I just picked up my first set of Evidence Audio cables this week and I have to say they without a doubt the absolute best cables you can buy. I picked up a 15ft Melody for my Strats, a 15ft Lyric HG for my board back to my amp and a 2.5 ft Siren II speaker cable for my Marshall head. These cost me a pretty penny (close to $100 per cable), but they were definatly worth the money. I love that they never tangle or loop when your playing too. The audio signal that comes from these cables is amazing. Just pure instrument and no junk. Zero noise and ground hum. I even noticed I played better lol. Personally I do believe they are overpriced, because they are just cables, but being endorsed by David Gilmour certainly helps in that regard.
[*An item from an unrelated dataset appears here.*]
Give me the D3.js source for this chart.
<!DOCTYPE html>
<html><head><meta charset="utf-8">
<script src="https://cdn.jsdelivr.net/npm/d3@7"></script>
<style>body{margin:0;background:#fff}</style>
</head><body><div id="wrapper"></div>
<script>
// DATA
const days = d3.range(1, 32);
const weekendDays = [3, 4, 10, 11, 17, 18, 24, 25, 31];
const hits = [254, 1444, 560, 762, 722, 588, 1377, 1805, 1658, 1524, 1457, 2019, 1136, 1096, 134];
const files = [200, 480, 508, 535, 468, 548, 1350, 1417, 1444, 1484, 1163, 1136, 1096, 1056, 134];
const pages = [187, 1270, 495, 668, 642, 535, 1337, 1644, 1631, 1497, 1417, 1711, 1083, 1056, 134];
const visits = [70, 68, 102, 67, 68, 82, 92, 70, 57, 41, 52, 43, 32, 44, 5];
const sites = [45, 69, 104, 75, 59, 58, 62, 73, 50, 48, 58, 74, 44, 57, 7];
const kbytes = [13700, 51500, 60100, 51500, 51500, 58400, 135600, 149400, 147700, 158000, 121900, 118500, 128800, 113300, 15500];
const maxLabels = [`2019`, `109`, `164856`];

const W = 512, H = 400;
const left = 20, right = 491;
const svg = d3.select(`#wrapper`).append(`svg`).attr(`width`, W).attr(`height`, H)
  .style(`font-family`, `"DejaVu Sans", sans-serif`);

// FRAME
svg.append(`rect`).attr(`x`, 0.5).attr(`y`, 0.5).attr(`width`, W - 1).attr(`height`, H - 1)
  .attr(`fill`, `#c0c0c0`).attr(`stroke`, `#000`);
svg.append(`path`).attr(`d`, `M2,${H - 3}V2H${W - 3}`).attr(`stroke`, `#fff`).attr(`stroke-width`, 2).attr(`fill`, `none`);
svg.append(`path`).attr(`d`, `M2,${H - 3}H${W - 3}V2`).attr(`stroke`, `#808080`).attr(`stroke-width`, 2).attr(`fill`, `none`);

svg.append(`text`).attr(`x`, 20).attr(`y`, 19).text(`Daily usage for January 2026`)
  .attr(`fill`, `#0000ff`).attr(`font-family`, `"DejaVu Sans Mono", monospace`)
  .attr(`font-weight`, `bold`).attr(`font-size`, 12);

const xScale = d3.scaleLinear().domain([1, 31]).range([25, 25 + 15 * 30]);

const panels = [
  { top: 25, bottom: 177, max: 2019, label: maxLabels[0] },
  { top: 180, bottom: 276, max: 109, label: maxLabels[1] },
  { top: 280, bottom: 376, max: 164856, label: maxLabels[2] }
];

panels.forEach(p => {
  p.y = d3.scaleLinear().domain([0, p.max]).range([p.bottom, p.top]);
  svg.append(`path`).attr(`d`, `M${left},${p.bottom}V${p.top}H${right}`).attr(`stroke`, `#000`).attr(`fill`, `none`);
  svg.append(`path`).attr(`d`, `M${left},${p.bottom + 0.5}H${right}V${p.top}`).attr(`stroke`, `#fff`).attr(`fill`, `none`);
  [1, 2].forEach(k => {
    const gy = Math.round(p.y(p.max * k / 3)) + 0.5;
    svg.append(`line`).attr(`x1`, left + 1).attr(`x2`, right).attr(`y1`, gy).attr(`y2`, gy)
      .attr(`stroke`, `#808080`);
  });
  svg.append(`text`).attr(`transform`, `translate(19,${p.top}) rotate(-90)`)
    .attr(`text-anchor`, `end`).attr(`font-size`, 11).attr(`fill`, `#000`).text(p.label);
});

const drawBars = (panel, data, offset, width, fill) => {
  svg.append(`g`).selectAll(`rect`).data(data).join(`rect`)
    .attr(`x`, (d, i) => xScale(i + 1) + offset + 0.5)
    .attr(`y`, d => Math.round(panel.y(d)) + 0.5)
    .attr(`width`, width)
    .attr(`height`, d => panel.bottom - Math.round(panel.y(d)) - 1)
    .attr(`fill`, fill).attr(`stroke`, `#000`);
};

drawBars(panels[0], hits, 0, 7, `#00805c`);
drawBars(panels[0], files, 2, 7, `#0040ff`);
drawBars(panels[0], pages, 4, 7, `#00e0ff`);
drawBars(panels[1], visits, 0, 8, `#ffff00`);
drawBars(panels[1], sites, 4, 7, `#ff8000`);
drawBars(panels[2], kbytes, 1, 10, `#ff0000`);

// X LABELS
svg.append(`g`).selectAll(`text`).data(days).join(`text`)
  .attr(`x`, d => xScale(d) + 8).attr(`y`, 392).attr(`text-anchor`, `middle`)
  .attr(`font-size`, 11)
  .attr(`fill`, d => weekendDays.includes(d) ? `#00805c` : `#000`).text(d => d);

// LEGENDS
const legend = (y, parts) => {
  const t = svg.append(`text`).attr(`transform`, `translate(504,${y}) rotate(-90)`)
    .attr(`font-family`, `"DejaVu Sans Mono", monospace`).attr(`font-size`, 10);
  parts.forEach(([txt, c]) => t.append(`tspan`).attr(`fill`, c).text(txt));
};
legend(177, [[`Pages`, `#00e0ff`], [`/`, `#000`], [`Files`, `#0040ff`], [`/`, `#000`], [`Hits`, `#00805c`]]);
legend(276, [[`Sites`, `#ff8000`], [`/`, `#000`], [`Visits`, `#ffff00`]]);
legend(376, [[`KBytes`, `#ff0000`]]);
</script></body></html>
That being said, I was so sick of crappy cables and ground hum, so if you are able to invest in these I would defiantly recommend it


----------



## ne1roc (Mar 4, 2006)

Where do you get them from?


----------



## sproul07 (Jun 23, 2007)

Club Bass in Mississauga. Great store


----------



## david henman (Feb 3, 2006)

...my brother gave me a lyric 10' recently.

amazing cable, but i can only use it for recording.
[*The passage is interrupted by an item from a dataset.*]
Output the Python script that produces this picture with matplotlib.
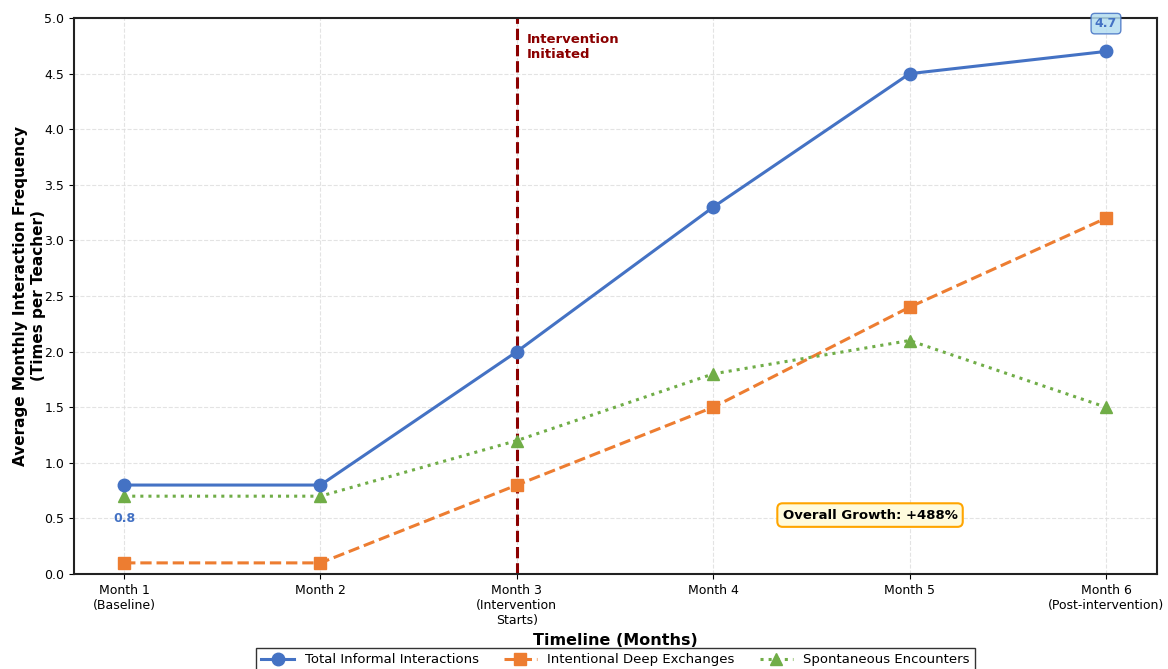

its so stiff that it messes with the guitar jack during rehearsal (sitting), and tends to really inhibit my ability to move around on stage.

-dh


----------



## sproul07 (Jun 23, 2007)

Ya I have noticed the Lyric HG is quite stiff but I only use it to run from my board back to my amp, so I don't really have a problem with it


----------



## ne1roc (Mar 4, 2006)

What about thye Melody? Is it as stiff?


----------



## sproul07 (Jun 23, 2007)

No not as stiff as the Lyric HG. The Lyric is also thicker than the Melody. I wouldn't call the Melody stiff, I would call it sturdy. But it never tangles and thats what I love most. You can do a couple 360's and the chord is still in place not all wrapped up in a bunch of loops. But the Melody is definatly more flexible than the Lyric HG


----------



## david henman (Feb 3, 2006)

sproul07 said:


> No not as stiff as the Lyric HG. The Lyric is also thicker than the Melody. I wouldn't call the Melody stiff, I would call it sturdy. But it never tangles and thats what I love most. You can do a couple 360's and the chord is still in place not all wrapped up in a bunch of loops. But the Melody is definatly more flexible than the Lyric HG



...hmmmmm....i like my planet waves cables, but that sounds like its worth checking out.

-dh


----------



## JC103 (Oct 6, 2007)

I bought a bunch of planet waves cables a few years ago and thought they were pretty good... then I got a lyricHG, and well, there's no going back now. The Evidence stuff is top notch!


----------



## ENDITOL (Feb 5, 2006)

They are AWESOME cables and the owner Tony is a great guy!


----------



## cheesey (Feb 17, 2006)

I use evidence melody also , two 15' and a 10' also siren II speaker cable. I have spent so much on amps guitars and effects at least i can spend a bit more for quality cables.


----------